* Exercise task *
Your answer should be a single number: the count of lines containing "React".

----------------

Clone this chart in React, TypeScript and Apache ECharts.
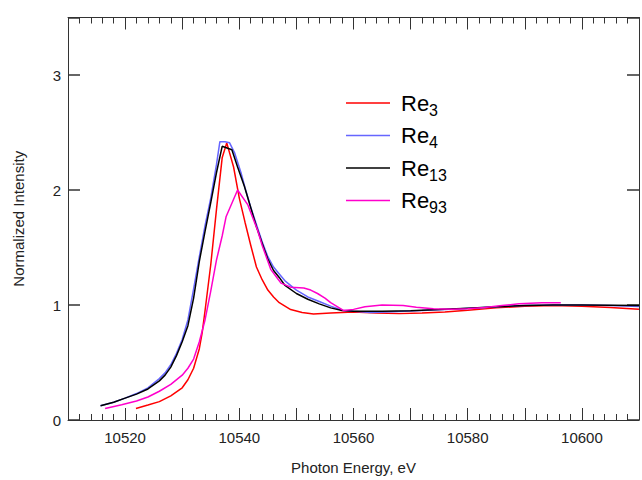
import React, { useEffect, useRef } from "react";
import * as echarts from "echarts";

const seriesNames = ["Re3", "Re4", "Re13", "Re93"];
const seriesColors = ["#ff0000", "#6666ff", "#000000", "#ff00cc"];

const re3Energy = [10521.9, 10524, 10526, 10528, 10530, 10531, 10532, 10533, 10533.5, 10534, 10535, 10536, 10537, 10537.8, 10539, 10540, 10541, 10542, 10543, 10544, 10545, 10546, 10547, 10549, 10551, 10553, 10556, 10560, 10564, 10568, 10572, 10576, 10580, 10585, 10590, 10595, 10600, 10605, 10610];
const re3Value = [0.1, 0.13, 0.16, 0.21, 0.28, 0.35, 0.45, 0.62, 0.76, 0.95, 1.35, 1.83, 2.28, 2.41, 2.2, 1.93, 1.72, 1.52, 1.33, 1.22, 1.13, 1.07, 1.02, 0.96, 0.935, 0.922, 0.93, 0.94, 0.93, 0.925, 0.93, 0.94, 0.955, 0.975, 0.99, 0.995, 0.99, 0.978, 0.962];

const re4Energy = [10515.7, 10518, 10520, 10522, 10524, 10526, 10527, 10528, 10529, 10530, 10531, 10532, 10533, 10534, 10535, 10536, 10536.6, 10537.5, 10538.3, 10539.2, 10540.3, 10541, 10542, 10543, 10544, 10545, 10546, 10547, 10548, 10550, 10552, 10554, 10556, 10558, 10560, 10563, 10568, 10572, 10577, 10582, 10586, 10590, 10595, 10600, 10605, 10610];
const re4Value = [0.124, 0.155, 0.19, 0.23, 0.28, 0.36, 0.41, 0.48, 0.58, 0.7, 0.87, 1.14, 1.42, 1.69, 1.93, 2.22, 2.42, 2.42, 2.41, 2.32, 2.15, 2.02, 1.85, 1.7, 1.55, 1.42, 1.33, 1.27, 1.21, 1.13, 1.07, 1.03, 0.99, 0.955, 0.945, 0.935, 0.943, 0.952, 0.964, 0.976, 0.987, 0.995, 1.0, 1.0, 0.995, 0.987];

const re13Energy = [10515.7, 10518, 10520, 10522, 10524, 10526, 10527, 10528, 10529, 10530, 10531, 10532, 10533, 10534, 10535, 10536, 10537, 10538.7, 10539.7, 10540.9, 10542.1, 10543, 10544.4, 10545, 10546, 10547, 10548, 10550, 10552, 10554, 10556, 10558, 10560, 10565, 10570, 10575, 10580, 10585, 10590, 10595, 10600, 10605, 10610];
const re13Value = [0.124, 0.155, 0.19, 0.225, 0.27, 0.34, 0.39, 0.46, 0.56, 0.68, 0.82, 1.06, 1.38, 1.64, 1.89, 2.15, 2.38, 2.35, 2.2, 2.03, 1.83, 1.68, 1.48, 1.4, 1.3, 1.24, 1.17, 1.1, 1.05, 1.01, 0.975, 0.952, 0.945, 0.945, 0.95, 0.96, 0.972, 0.985, 0.995, 1.0, 1.0, 0.998, 0.995];

const re93Energy = [10516.5, 10519.4, 10522, 10524, 10526, 10528, 10530, 10531, 10532, 10533, 10534, 10535, 10536, 10537, 10537.7, 10539.7, 10541.5, 10543.2, 10544, 10545.5, 10546.7, 10547.3, 10549, 10551.3, 10552.5, 10553.7, 10555, 10556, 10558.3, 10560, 10562, 10565, 10568.7, 10571, 10574, 10577.4, 10580, 10583, 10586, 10589, 10593, 10596.3];
const re93Value = [0.1, 0.133, 0.165, 0.2, 0.25, 0.31, 0.39, 0.45, 0.53, 0.68, 0.87, 1.12, 1.39, 1.6, 1.77, 2.0, 1.87, 1.65, 1.52, 1.31, 1.23, 1.19, 1.155, 1.147, 1.13, 1.1, 1.06, 1.02, 0.952, 0.962, 0.985, 1.0, 0.996, 0.98, 0.967, 0.964, 0.968, 0.978, 0.995, 1.01, 1.02, 1.02];

const energies = [re3Energy, re4Energy, re13Energy, re93Energy];
const values = [re3Value, re4Value, re13Value, re93Value];

const xLabels = [10520, 10540, 10560, 10580, 10600];
const yLabels = [0, 1, 2, 3];

const X_MIN = 10510;
const X_MAX = 10610;
const Y_MIN = 0;
const Y_MAX = 3.5;

const FONT = "Liberation Sans, Arial, sans-serif";
const AXIS_COLOR = "#333";
const TICK_COLOR = "#333";

// Axis that carries only the tick labels and the axis name (no line, no ticks)
function labelX() {
  return {
    type: "value",
    position: "bottom",
    min: X_MIN,
    max: X_MAX,
    interval: 10,
    splitLine: { show: false },
    axisLine: { show: false },
    axisTick: { show: false },
    minorTick: { show: false },
    axisLabel: {
      show: true,
      color: "#222",
      fontSize: 15,
      fontFamily: FONT,
      margin: 10,
      formatter: (v: number) => (xLabels.includes(v) ? String(v) : ""),
    },
    name: "Photon Energy, eV",
    nameLocation: "middle",
    nameGap: 40,
    nameTextStyle: { color: "#222", fontSize: 15, fontFamily: FONT },
  };
}

// Axis that carries only the line and the inward ticks
function tickX(position: string) {
  return {
    type: "value",
    position,
    min: X_MIN,
    max: X_MAX,
    interval: 10,
    splitLine: { show: false },
    axisLine: { show: true, onZero: false, lineStyle: { color: AXIS_COLOR } },
    axisTick: { show: true, inside: true, length: 12, lineStyle: { color: TICK_COLOR, width: 1 } },
    minorTick: { show: true, splitNumber: 5, length: 6, lineStyle: { color: TICK_COLOR, width: 1 } },
    axisLabel: { show: false },
  };
}

function labelY() {
  return {
    type: "value",
    position: "left",
    min: Y_MIN,
    max: Y_MAX,
    interval: 1,
    splitLine: { show: false },
    axisLine: { show: false },
    axisTick: { show: false },
    axisLabel: {
      show: true,
      color: "#222",
      fontSize: 15,
      fontFamily: FONT,
      margin: 7,
      formatter: (v: number) => (yLabels.includes(v) ? String(v) : ""),
    },
    name: "Normalized Intensity",
    nameLocation: "middle",
    nameGap: 42,
    nameTextStyle: { color: "#222", fontSize: 15, fontFamily: FONT },
  };
}

function tickY(position: string) {
  return {
    type: "value",
    position,
    min: Y_MIN,
    max: Y_MAX,
    interval: 1,
    splitLine: { show: false },
    axisLine: { show: true, onZero: false, lineStyle: { color: AXIS_COLOR } },
    axisTick: { show: true, inside: true, length: 12, lineStyle: { color: TICK_COLOR, width: 1.5 } },
    axisLabel: { show: false },
  };
}

export default function App() {
  const ref = useRef<HTMLDivElement>(null);
  useEffect(() => {
    if (!ref.current) return;
    const chart = echarts.init(ref.current, undefined, { renderer: "svg" });
    chart.setOption({
      animation: false,
      grid: { left: 68, top: 17.5, width: 575, height: 403 },
      xAxis: [labelX(), tickX("bottom"), tickX("top")],
      yAxis: [labelY(), tickY("left"), tickY("right")],
      legend: {
        orient: "vertical",
        left: 341,
        top: 83,
        icon: "rect",
        itemWidth: 44,
        itemHeight: 1.5,
        itemGap: 2.5,
        data: seriesNames,
        formatter: (name: string) => `{b|Re}{s|${name.slice(2)}}`,
        textStyle: {
          color: "#000",
          fontFamily: FONT,
          padding: [0, 0, 0, 6],
          rich: {
            b: { fontSize: 22, lineHeight: 26, fontFamily: FONT, color: "#000" },
            s: { fontSize: 16, lineHeight: 16, fontFamily: FONT, color: "#000", padding: [14, 0, 0, 0] },
          },
        },
      },
      series: seriesNames.map((name, i) => ({
        name,
        type: "line",
        xAxisIndex: 0,
        yAxisIndex: 0,
        symbol: "none",
        smooth: false,
        lineStyle: { color: seriesColors[i], width: 1.5 },
        itemStyle: { color: seriesColors[i] },
        data: energies[i].map((e, j) => [e, values[i][j]]),
      })),
    });
    return () => chart.dispose();
  }, []);
  return <div ref={ref} style={{ width: 642, height: 480, position: "absolute", left: 0, top: 0 }} />;
}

----------------

* Solution for this problem *
2